The New Zealand Herald on Thursday reported a bubble would be at least three weeks away because of logistics.
That includes airports and airlines implementing necessary safety precautions and systems.
Jacinda Ardern has stopped short of speculating on when the bubble may be launched.
“We haven’t put precise dates around it just because we want to make sure when we announce it, we can give something definitive to people,” she previously said.
Australian Trade Minister Dan Tehan early last week said Singapore was hoping to get involved in travel arrangements.
“We’ve obviously attempted to open up a bubble with New Zealand. At the moment, that’s a one-way bubble,” he told Sunrise.
“We’re hoping New Zealand will allow Australians in without quarantining in coming months and Singapore have expressed an interest, when I put it to them.”
“If we could get that bubble expanded between New Zealand, Australia and Singapore, or one just operating with Singapore itself, that would be another step in the right direction.”

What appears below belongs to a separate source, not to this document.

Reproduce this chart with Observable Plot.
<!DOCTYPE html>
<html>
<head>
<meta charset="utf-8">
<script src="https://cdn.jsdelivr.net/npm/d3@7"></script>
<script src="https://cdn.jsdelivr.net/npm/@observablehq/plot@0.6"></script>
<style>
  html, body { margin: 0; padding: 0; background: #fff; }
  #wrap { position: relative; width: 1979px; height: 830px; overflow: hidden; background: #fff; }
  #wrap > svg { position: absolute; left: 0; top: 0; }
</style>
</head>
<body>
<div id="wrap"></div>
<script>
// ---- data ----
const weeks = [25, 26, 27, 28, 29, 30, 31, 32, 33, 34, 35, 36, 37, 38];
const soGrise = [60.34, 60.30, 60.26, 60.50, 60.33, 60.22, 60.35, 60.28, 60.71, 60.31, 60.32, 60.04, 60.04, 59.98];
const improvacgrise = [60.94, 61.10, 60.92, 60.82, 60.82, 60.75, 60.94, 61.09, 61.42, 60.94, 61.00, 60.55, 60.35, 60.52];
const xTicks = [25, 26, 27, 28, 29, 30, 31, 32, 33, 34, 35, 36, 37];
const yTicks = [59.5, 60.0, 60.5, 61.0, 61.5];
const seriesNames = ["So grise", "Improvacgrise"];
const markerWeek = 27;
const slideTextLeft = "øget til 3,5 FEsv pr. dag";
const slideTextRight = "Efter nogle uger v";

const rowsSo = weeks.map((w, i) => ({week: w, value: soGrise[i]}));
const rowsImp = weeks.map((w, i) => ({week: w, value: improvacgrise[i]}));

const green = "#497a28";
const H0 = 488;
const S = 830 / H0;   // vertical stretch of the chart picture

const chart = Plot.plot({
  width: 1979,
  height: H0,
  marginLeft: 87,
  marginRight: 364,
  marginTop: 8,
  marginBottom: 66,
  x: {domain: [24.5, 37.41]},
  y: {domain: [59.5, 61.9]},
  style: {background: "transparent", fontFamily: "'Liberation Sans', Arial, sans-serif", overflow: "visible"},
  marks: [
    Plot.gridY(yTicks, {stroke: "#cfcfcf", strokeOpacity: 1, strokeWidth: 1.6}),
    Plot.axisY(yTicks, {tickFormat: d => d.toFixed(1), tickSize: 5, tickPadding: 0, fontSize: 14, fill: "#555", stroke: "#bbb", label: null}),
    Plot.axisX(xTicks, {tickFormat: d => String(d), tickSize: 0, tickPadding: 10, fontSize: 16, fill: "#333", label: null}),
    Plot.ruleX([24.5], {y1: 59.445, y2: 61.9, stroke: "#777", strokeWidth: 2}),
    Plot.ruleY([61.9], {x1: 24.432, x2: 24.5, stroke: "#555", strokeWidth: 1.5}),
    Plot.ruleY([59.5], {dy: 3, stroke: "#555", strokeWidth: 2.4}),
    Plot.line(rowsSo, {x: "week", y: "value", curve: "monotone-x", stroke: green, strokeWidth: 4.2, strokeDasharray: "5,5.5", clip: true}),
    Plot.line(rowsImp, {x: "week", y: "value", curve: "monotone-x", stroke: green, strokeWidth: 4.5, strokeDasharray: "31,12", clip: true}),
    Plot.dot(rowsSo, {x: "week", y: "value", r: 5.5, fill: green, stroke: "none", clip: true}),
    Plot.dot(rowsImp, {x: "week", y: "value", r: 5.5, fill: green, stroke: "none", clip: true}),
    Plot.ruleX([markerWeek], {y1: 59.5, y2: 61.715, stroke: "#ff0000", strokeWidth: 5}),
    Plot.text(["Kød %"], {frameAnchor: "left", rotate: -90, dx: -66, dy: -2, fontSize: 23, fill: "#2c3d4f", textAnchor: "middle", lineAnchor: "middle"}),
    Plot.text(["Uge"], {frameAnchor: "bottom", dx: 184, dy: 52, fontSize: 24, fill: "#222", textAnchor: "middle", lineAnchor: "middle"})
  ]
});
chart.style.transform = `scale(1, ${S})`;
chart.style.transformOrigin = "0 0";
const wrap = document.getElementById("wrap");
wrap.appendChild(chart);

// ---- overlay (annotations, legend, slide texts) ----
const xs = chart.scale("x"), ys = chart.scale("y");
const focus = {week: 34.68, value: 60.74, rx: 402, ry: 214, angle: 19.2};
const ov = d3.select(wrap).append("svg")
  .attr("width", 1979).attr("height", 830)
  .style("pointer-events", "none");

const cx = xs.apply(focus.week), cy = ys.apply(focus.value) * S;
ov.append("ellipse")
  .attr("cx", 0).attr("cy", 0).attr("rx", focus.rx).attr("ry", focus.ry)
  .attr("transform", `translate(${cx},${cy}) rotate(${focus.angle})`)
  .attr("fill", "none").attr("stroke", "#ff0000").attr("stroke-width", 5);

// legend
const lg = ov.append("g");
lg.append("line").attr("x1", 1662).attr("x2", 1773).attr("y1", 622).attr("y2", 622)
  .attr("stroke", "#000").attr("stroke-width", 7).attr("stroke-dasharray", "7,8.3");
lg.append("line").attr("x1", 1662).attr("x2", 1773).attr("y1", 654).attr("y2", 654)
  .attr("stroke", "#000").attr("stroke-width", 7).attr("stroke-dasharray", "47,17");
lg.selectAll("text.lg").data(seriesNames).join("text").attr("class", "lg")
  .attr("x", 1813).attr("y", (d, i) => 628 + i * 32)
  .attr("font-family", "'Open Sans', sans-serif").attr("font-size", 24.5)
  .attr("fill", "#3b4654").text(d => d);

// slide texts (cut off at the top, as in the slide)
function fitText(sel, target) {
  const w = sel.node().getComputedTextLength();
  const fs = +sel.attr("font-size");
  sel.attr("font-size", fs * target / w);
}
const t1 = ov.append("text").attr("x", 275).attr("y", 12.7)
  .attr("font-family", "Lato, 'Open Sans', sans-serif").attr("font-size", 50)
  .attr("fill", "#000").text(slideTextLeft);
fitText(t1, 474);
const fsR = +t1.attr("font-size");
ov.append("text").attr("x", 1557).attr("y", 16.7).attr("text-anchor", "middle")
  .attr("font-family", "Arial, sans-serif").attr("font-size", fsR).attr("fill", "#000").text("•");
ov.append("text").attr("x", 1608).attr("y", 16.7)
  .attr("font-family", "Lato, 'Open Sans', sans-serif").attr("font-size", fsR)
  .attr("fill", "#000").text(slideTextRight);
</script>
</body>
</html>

But for now, from New Zealand’s perspective at least, the focus is on a trans-Tasman arrangement.
“Australia is the country that most closely mirrors both our strategy and our management at the borders,” she said.
New Zealanders have been allowed to travel quarantine-free into Australia’s eastern states since October.
The arrangement was close to being made reciprocal at the end of 2020 before the Northern Beaches outbreak.